→ **Data block**
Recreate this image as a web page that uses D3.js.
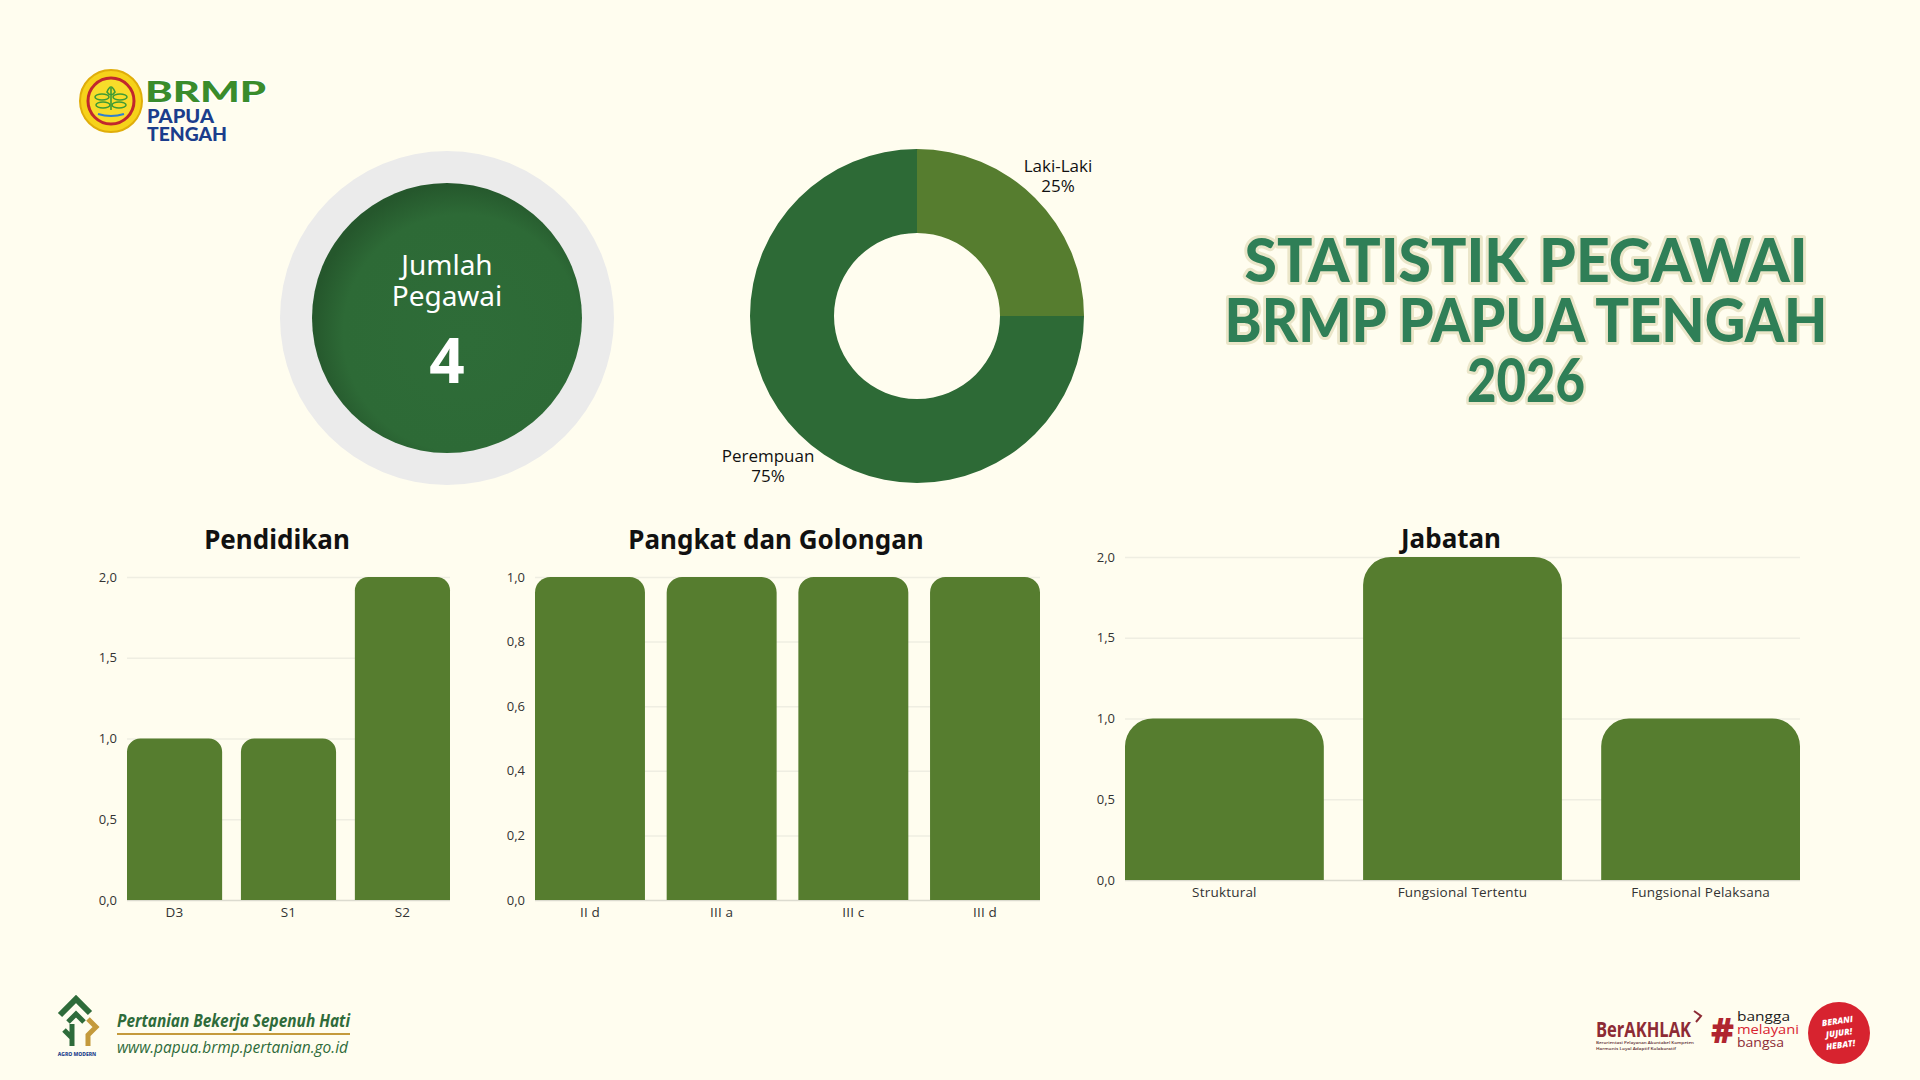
<!DOCTYPE html>
<html>
<head>
<meta charset="utf-8">
<script src="https://cdn.jsdelivr.net/npm/d3@7"></script>
<style>
  html, body { margin: 0; padding: 0; background: #fffdef; }
  svg { display: block; }
</style>
</head>
<body>
<svg id="chart" width="1920" height="1080"></svg>
<script>
const totalPegawai = 4;
const genderLabels = ['Laki-Laki', 'Perempuan'];
const genderValues = [1, 3];

const pendidikanLabels = ['D3', 'S1', 'S2'];
const pendidikanValues = [1, 1, 2];
const pendidikanTicks = [0, 0.5, 1, 1.5, 2];

const pangkatLabels = ['II d', 'III a', 'III c', 'III d'];
const pangkatValues = [1, 1, 1, 1];
const pangkatTicks = [0, 0.2, 0.4, 0.6, 0.8, 1];

const jabatanLabels = ['Struktural', 'Fungsional Tertentu', 'Fungsional Pelaksana'];
const jabatanValues = [1, 2, 1];
const jabatanTicks = [0, 0.5, 1, 1.5, 2];

const titleLines = ['STATISTIK PEGAWAI', 'BRMP PAPUA TENGAH', '2026'];

const svg = d3.select('#chart');
const BAR = '#567d2f';
const DARK = '#2d6a36';
const commaFmt = v => d3.format('.1f')(v).replace('.', ',');

svg.append('rect').attr('width', 1920).attr('height', 1080).attr('fill', '#fffdef');

const defs = svg.append('defs');
const grad = defs.append('radialGradient').attr('id', 'greenBall')
  .attr('cx', '55%').attr('cy', '55%').attr('r', '55%').attr('fx', '58%').attr('fy', '58%');
grad.append('stop').attr('offset', '0%').attr('stop-color', '#2e6c38');
grad.append('stop').attr('offset', '80%').attr('stop-color', '#2d6a36');
grad.append('stop').attr('offset', '100%').attr('stop-color', '#25572c');

// ---- logo top left
const logo = svg.append('g');
logo.append('circle').attr('cx', 111).attr('cy', 101).attr('r', 31)
  .attr('fill', '#f6d21a').attr('stroke', '#e0ad0a').attr('stroke-width', 2);
logo.append('circle').attr('cx', 111).attr('cy', 101).attr('r', 23)
  .attr('fill', '#f8dc2a').attr('stroke', '#c1272d').attr('stroke-width', 3);
[[-9, -4], [9, -4], [-8, 4], [8, 4]].forEach(([dx, dy]) => {
  logo.append('ellipse').attr('cx', 111 + dx).attr('cy', 101 + dy).attr('rx', 7).attr('ry', 3)
    .attr('fill', 'none').attr('stroke', '#3f9b35').attr('stroke-width', 1.6);
});
logo.append('path').attr('d', 'M111,88 L111,110 M107,92 Q111,82 115,92 Q111,98 107,92Z')
  .attr('fill', 'none').attr('stroke', '#3f9b35').attr('stroke-width', 1.6);
logo.append('path').attr('d', 'M98,114 Q111,118 124,114')
  .attr('fill', 'none').attr('stroke', '#2f7fd0').attr('stroke-width', 2);
logo.append('text').attr('x', 145).attr('y', 102).text('BRMP')
  .attr('textLength', 121).attr('lengthAdjust', 'spacingAndGlyphs')
  .style('font', '900 28px Lato, sans-serif').attr('fill', '#3a8c2c')
  .attr('stroke', '#ffffff').attr('stroke-width', 2).style('paint-order', 'stroke');
const logoSub = logo.append('text').style('font', '900 18px Lato, sans-serif').attr('fill', '#1b3d8c');
logoSub.append('tspan').attr('x', 147).attr('y', 123).text('PAPUA')
  .attr('textLength', 67).attr('lengthAdjust', 'spacingAndGlyphs');
logoSub.append('tspan').attr('x', 147).attr('y', 141).text('TENGAH')
  .attr('textLength', 80).attr('lengthAdjust', 'spacingAndGlyphs');

// ---- total employees
const tot = svg.append('g').attr('transform', 'translate(447,318)');
tot.append('circle').attr('r', 167).attr('fill', '#ebebeb');
tot.append('circle').attr('r', 135).attr('fill', 'url(#greenBall)');
const totLabel = tot.append('text').attr('text-anchor', 'middle')
  .style('font', '400 28px "Noto Sans", sans-serif').attr('fill', '#ffffff');
totLabel.append('tspan').attr('x', 0).attr('y', -43).text('Jumlah');
totLabel.append('tspan').attr('x', 0).attr('y', -12).text('Pegawai');
tot.append('text').attr('y', 65).attr('text-anchor', 'middle').text(totalPegawai)
  .style('font', '700 62px "Noto Sans", sans-serif').attr('fill', '#ffffff');

// ---- gender donut
const donut = svg.append('g').attr('transform', 'translate(917,316)');
const pie = d3.pie().sort(null).value(d => d.v);
const genderData = genderLabels.map((l, i) => ({ l, v: genderValues[i] }));
const arcs = pie(genderData);
const arc = d3.arc().innerRadius(83).outerRadius(167);
const labelArc = d3.arc().innerRadius(205).outerRadius(205);
const genderColor = d3.scaleOrdinal().domain(genderLabels).range([BAR, DARK]);
const totalG = d3.sum(genderValues);
donut.selectAll('path').data(arcs).join('path')
  .attr('d', arc).attr('fill', d => genderColor(d.data.l));
const gl = donut.selectAll('text.lbl').data(arcs).join('text').attr('class', 'lbl')
  .attr('transform', d => { const c = labelArc.centroid(d); return `translate(${c[0] - 4},${c[1]})`; })
  .attr('text-anchor', 'middle')
  .style('font', '400 17px "Open Sans", sans-serif').attr('fill', '#111');
gl.append('tspan').attr('x', 0).attr('dy', '0.05em').text(d => d.data.l);
gl.append('tspan').attr('x', 0).attr('dy', '1.2em').text(d => Math.round(d.data.v / totalG * 100) + '%');

// ---- big title
const title = svg.append('g');
const titleWidths = [563, 603, 118];
titleLines.forEach((t, i) => {
  title.append('text').attr('x', 1526).attr('y', 282 + i * 60)
    .attr('text-anchor', 'middle').text(t)
    .attr('textLength', titleWidths[i]).attr('lengthAdjust', 'spacingAndGlyphs')
    .style('font', '900 60px Lato, sans-serif')
    .attr('fill', '#2f7f57').attr('stroke', '#ebe6c9').attr('stroke-width', 6)
    .style('paint-order', 'stroke').attr('stroke-linejoin', 'round');
});

// ---- bar charts
function topRounded(x, y, w, h, r) {
  r = Math.min(r, w / 2, h);
  return `M${x},${y + h}V${y + r}A${r},${r} 0 0 1 ${x + r},${y}H${x + w - r}A${r},${r} 0 0 1 ${x + w},${y + r}V${y + h}Z`;
}

function barChart(o) {
  const g = svg.append('g');
  const x = d3.scaleBand().domain(o.labels).range([o.left, o.right]).paddingInner(0.165).paddingOuter(0);
  const y = d3.scaleLinear().domain([0, o.max]).range([o.bottom, o.top]);

  const yAxis = g.append('g').attr('transform', `translate(${o.left},0)`)
    .call(d3.axisLeft(y).tickValues(o.ticks).tickFormat(commaFmt)
      .tickSize(-(o.right - o.left)).tickPadding(10));
  yAxis.select('.domain').remove();
  yAxis.selectAll('line').attr('stroke', d => d === 0 ? '#dcdbcf' : '#efeee2').attr('stroke-width', 1.5);
  yAxis.selectAll('text').attr('fill', '#333')
    .style('font', '400 13px "Open Sans", sans-serif');

  const xAxis = g.append('g').attr('transform', `translate(0,${o.bottom})`)
    .call(d3.axisBottom(x).tickSize(0).tickPadding(7));
  xAxis.select('.domain').remove();
  xAxis.selectAll('text').attr('fill', '#333')
    .style('font', '400 13.5px "Open Sans", sans-serif').style('letter-spacing', '0.2px');

  g.selectAll('path.bar').data(o.values).join('path').attr('class', 'bar')
    .attr('d', (v, i) => {
      const bx = x(o.labels[i]);
      const w = x.bandwidth();
      return topRounded(bx, y(v), w, y(0) - y(v), w * 0.14);
    })
    .attr('fill', BAR);

  g.append('text').attr('x', o.titleX).attr('y', o.titleY).attr('text-anchor', 'middle')
    .text(o.title).style('font', '700 26px "Noto Sans", sans-serif').attr('fill', '#111');
}

barChart({ labels: pendidikanLabels, values: pendidikanValues, ticks: pendidikanTicks, max: 2,
  left: 127, right: 450, top: 577, bottom: 900, title: 'Pendidikan', titleX: 277, titleY: 549 });
barChart({ labels: pangkatLabels, values: pangkatValues, ticks: pangkatTicks, max: 1,
  left: 535, right: 1040, top: 577, bottom: 900, title: 'Pangkat dan Golongan', titleX: 776, titleY: 549 });
barChart({ labels: jabatanLabels, values: jabatanValues, ticks: jabatanTicks, max: 2,
  left: 1125, right: 1800, top: 557, bottom: 880, title: 'Jabatan', titleX: 1451, titleY: 548 });

// ---- footer left
const fl = svg.append('g');
fl.append('path').attr('d', 'M60,1015 L76,999 L90,1013')
  .attr('fill', 'none').attr('stroke', '#2e6b3a').attr('stroke-width', 6).attr('stroke-linejoin', 'miter');
fl.append('path').attr('d', 'M68,1022 L76,1014 L84,1022 M72,1024 L72,1046 M64,1030 L72,1038')
  .attr('fill', 'none').attr('stroke', '#2e6b3a').attr('stroke-width', 5);
fl.append('path').attr('d', 'M88,1019 L96,1027 L88,1035 L88,1046')
  .attr('fill', 'none').attr('stroke', '#c49a3c').attr('stroke-width', 5);
fl.append('text').attr('x', 77).attr('y', 1056).attr('text-anchor', 'middle').text('AGRO MODERN')
  .style('font', '800 5px "Noto Sans", sans-serif').attr('fill', '#1b3d8c');
fl.append('text').attr('x', 117).attr('y', 1027).text('Pertanian Bekerja Sepenuh Hati')
  .attr('textLength', 233).attr('lengthAdjust', 'spacingAndGlyphs')
  .style('font', 'italic 700 17px "Open Sans", sans-serif').attr('fill', '#2e6b3a');
fl.append('line').attr('x1', 117).attr('x2', 350).attr('y1', 1034).attr('y2', 1034)
  .attr('stroke', '#c49a3c').attr('stroke-width', 2);
fl.append('text').attr('x', 117).attr('y', 1053).text('www.papua.brmp.pertanian.go.id')
  .attr('textLength', 231).attr('lengthAdjust', 'spacingAndGlyphs')
  .style('font', 'italic 400 17px "Open Sans", sans-serif').attr('fill', '#2e6b3a');

// ---- footer right
const fr = svg.append('g');
fr.append('text').attr('x', 1596).attr('y', 1037).text('BerAKHLAK')
  .attr('textLength', 95).attr('lengthAdjust', 'spacingAndGlyphs')
  .style('font', '700 21px "Open Sans", sans-serif').attr('fill', '#8d2b35');
fr.append('path').attr('d', 'M1694,1011 L1701,1016 L1696,1022')
  .attr('fill', 'none').attr('stroke', '#8d2b35').attr('stroke-width', 2);
const tiny = fr.append('text').style('font', '600 3.6px "Open Sans", sans-serif').attr('fill', '#5a2a30');
tiny.append('tspan').attr('x', 1596).attr('y', 1044).text('Berorientasi Pelayanan Akuntabel Kompeten')
  .attr('textLength', 98).attr('lengthAdjust', 'spacingAndGlyphs');
tiny.append('tspan').attr('x', 1596).attr('y', 1050).text('Harmonis Loyal Adaptif Kolaboratif')
  .attr('textLength', 80).attr('lengthAdjust', 'spacingAndGlyphs');
fr.append('text').attr('x', 1711).attr('y', 1043).text('#')
  .attr('textLength', 23).attr('lengthAdjust', 'spacingAndGlyphs')
  .style('font', '900 36px "Open Sans", sans-serif').attr('fill', '#b0252f');
const banggaLines = [['bangga', '#1a1a1a', 53], ['melayani', '#d8232f', 62], ['bangsa', '#8d2b35', 47]];
const bangga = fr.append('text').style('font', '500 12px "Open Sans", sans-serif');
banggaLines.forEach(([t, c, w], i) => {
  bangga.append('tspan').attr('x', 1737).attr('y', 1021 + i * 13).text(t)
    .attr('textLength', w).attr('lengthAdjust', 'spacingAndGlyphs').attr('fill', c);
});
fr.append('circle').attr('cx', 1839).attr('cy', 1033).attr('r', 31).attr('fill', '#d7232f');
const badge = fr.append('text').attr('transform', 'translate(1839,1033) rotate(-8)')
  .attr('text-anchor', 'middle')
  .style('font', 'italic 800 8.5px "Open Sans", sans-serif').attr('fill', '#ffffff');
['BERANI', 'JUJUR!', 'HEBAT!'].forEach((t, i) => {
  badge.append('tspan').attr('x', 0).attr('y', -9 + i * 12).text(t);
});
</script>
</body>
</html>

→ **Problem statement**
Write down every line from the opening of the listing to the line with "1920).attr('height', 1080).attr('fill', '#fffdef');", both included, and nothing else; the pictures are omitted.

→ **Finished answer**
Recreate this image as a web page that uses D3.js.
<!DOCTYPE html>
<html>
<head>
<meta charset="utf-8">
<script src="https://cdn.jsdelivr.net/npm/d3@7"></script>
<style>
  html, body { margin: 0; padding: 0; background: #fffdef; }
  svg { display: block; }
</style>
</head>
<body>
<svg id="chart" width="1920" height="1080"></svg>
<script>
const totalPegawai = 4;
const genderLabels = ['Laki-Laki', 'Perempuan'];
const genderValues = [1, 3];

const pendidikanLabels = ['D3', 'S1', 'S2'];
const pendidikanValues = [1, 1, 2];
const pendidikanTicks = [0, 0.5, 1, 1.5, 2];

const pangkatLabels = ['II d', 'III a', 'III c', 'III d'];
const pangkatValues = [1, 1, 1, 1];
const pangkatTicks = [0, 0.2, 0.4, 0.6, 0.8, 1];

const jabatanLabels = ['Struktural', 'Fungsional Tertentu', 'Fungsional Pelaksana'];
const jabatanValues = [1, 2, 1];
const jabatanTicks = [0, 0.5, 1, 1.5, 2];

const titleLines = ['STATISTIK PEGAWAI', 'BRMP PAPUA TENGAH', '2026'];

const svg = d3.select('#chart');
const BAR = '#567d2f';
const DARK = '#2d6a36';
const commaFmt = v => d3.format('.1f')(v).replace('.', ',');

svg.append('rect').attr('width', 1920).attr('height', 1080).attr('fill', '#fffdef');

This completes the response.